§ **SET PROBLEM**: Write the data out again, character for character, with no images.
┄┄┄┄┄┄┄┄┄┄
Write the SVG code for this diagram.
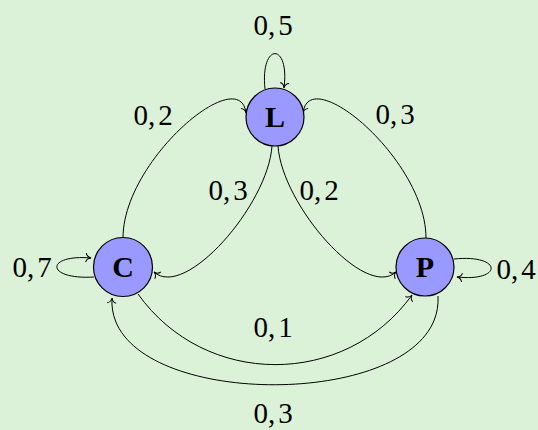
<svg xmlns="http://www.w3.org/2000/svg" width="538" height="430" viewBox="0 0 538 430">
<style>
.node circle{fill:#9999ff;stroke:#000;stroke-width:1.2}
.node text{font-family:"Liberation Serif","Times New Roman",serif;font-weight:bold;font-size:30px;text-anchor:middle;fill:#000}
.edge{fill:none;stroke:#000;stroke-width:1;marker-end:url(#arr)}
.lbl{font-family:"Liberation Serif","Times New Roman",serif;font-size:29px;text-anchor:middle;fill:#000}
</style>
<defs>
<marker id="arr" markerUnits="userSpaceOnUse" viewBox="-7 -6 9 12" refX="0" refY="0" markerWidth="9" markerHeight="12" orient="auto">
<path d="M-5,-4.5 C-4.5,-1.6 -1.6,-0.3 0,0 C-1.6,0.3 -4.5,1.6 -5,4.5" fill="none" stroke="#000" stroke-width="1"/>
</marker>
</defs>
<rect width="538" height="430" fill="#dcf2d8"/>
<g id="connectors">
<path class="edge" d="M265,89 C260,42 290,42 284,88"/>
<path class="edge" d="M94,277 C45,280 45,254 91,258"/>
<path class="edge" d="M454,259 C503,254 503,282 457,277"/>
<path class="edge" d="M123,238 C123,160 240,62 246,113"/>
<path class="edge" d="M426,238 C426,160 309,62 303,113"/>
<path class="edge" d="M272,146 C268,205 185,300 154,272"/>
<path class="edge" d="M278,146 C282,205 365,300 396,272"/>
<path class="edge" d="M138,294 C205,388 345,388 412,295"/>
<path class="edge" d="M438,296 C445,414 105,414 112,298"/>
</g>
<g id="labels">
<text class="lbl" x="273" y="35">0,<tspan dx="3">5</tspan></text>
<text class="lbl" x="153" y="125">0,<tspan dx="3">2</tspan></text>
<text class="lbl" x="395" y="124">0,<tspan dx="3">3</tspan></text>
<text class="lbl" x="228" y="200">0,<tspan dx="3">3</tspan></text>
<text class="lbl" x="319" y="200">0,<tspan dx="3">2</tspan></text>
<text class="lbl" x="32" y="277">0,<tspan dx="3">7</tspan></text>
<text class="lbl" x="516" y="279">0,<tspan dx="3">4</tspan></text>
<text class="lbl" x="273" y="337">0,<tspan dx="3">1</tspan></text>
<text class="lbl" x="273" y="423">0,<tspan dx="3">3</tspan></text>
</g>
<g id="node-L" class="node"><circle cx="275" cy="117" r="29"/><text x="275" y="127">L</text></g>
<g id="node-C" class="node"><circle cx="123" cy="267" r="29.5"/><text x="123" y="277">C</text></g>
<g id="node-P" class="node"><circle cx="425" cy="267" r="29"/><text x="425" y="277">P</text></g>
</svg>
┄┄┄┄┄┄┄┄┄┄
§ **ANSWER TO THIS PROBLEM**:
Write the SVG code for this diagram.
<svg xmlns="http://www.w3.org/2000/svg" width="538" height="430" viewBox="0 0 538 430">
<style>
.node circle{fill:#9999ff;stroke:#000;stroke-width:1.2}
.node text{font-family:"Liberation Serif","Times New Roman",serif;font-weight:bold;font-size:30px;text-anchor:middle;fill:#000}
.edge{fill:none;stroke:#000;stroke-width:1;marker-end:url(#arr)}
.lbl{font-family:"Liberation Serif","Times New Roman",serif;font-size:29px;text-anchor:middle;fill:#000}
</style>
<defs>
<marker id="arr" markerUnits="userSpaceOnUse" viewBox="-7 -6 9 12" refX="0" refY="0" markerWidth="9" markerHeight="12" orient="auto">
<path d="M-5,-4.5 C-4.5,-1.6 -1.6,-0.3 0,0 C-1.6,0.3 -4.5,1.6 -5,4.5" fill="none" stroke="#000" stroke-width="1"/>
</marker>
</defs>
<rect width="538" height="430" fill="#dcf2d8"/>
<g id="connectors">
<path class="edge" d="M265,89 C260,42 290,42 284,88"/>
<path class="edge" d="M94,277 C45,280 45,254 91,258"/>
<path class="edge" d="M454,259 C503,254 503,282 457,277"/>
<path class="edge" d="M123,238 C123,160 240,62 246,113"/>
<path class="edge" d="M426,238 C426,160 309,62 303,113"/>
<path class="edge" d="M272,146 C268,205 185,300 154,272"/>
<path class="edge" d="M278,146 C282,205 365,300 396,272"/>
<path class="edge" d="M138,294 C205,388 345,388 412,295"/>
<path class="edge" d="M438,296 C445,414 105,414 112,298"/>
</g>
<g id="labels">
<text class="lbl" x="273" y="35">0,<tspan dx="3">5</tspan></text>
<text class="lbl" x="153" y="125">0,<tspan dx="3">2</tspan></text>
<text class="lbl" x="395" y="124">0,<tspan dx="3">3</tspan></text>
<text class="lbl" x="228" y="200">0,<tspan dx="3">3</tspan></text>
<text class="lbl" x="319" y="200">0,<tspan dx="3">2</tspan></text>
<text class="lbl" x="32" y="277">0,<tspan dx="3">7</tspan></text>
<text class="lbl" x="516" y="279">0,<tspan dx="3">4</tspan></text>
<text class="lbl" x="273" y="337">0,<tspan dx="3">1</tspan></text>
<text class="lbl" x="273" y="423">0,<tspan dx="3">3</tspan></text>
</g>
<g id="node-L" class="node"><circle cx="275" cy="117" r="29"/><text x="275" y="127">L</text></g>
<g id="node-C" class="node"><circle cx="123" cy="267" r="29.5"/><text x="123" y="277">C</text></g>
<g id="node-P" class="node"><circle cx="425" cy="267" r="29"/><text x="425" y="277">P</text></g>
</svg>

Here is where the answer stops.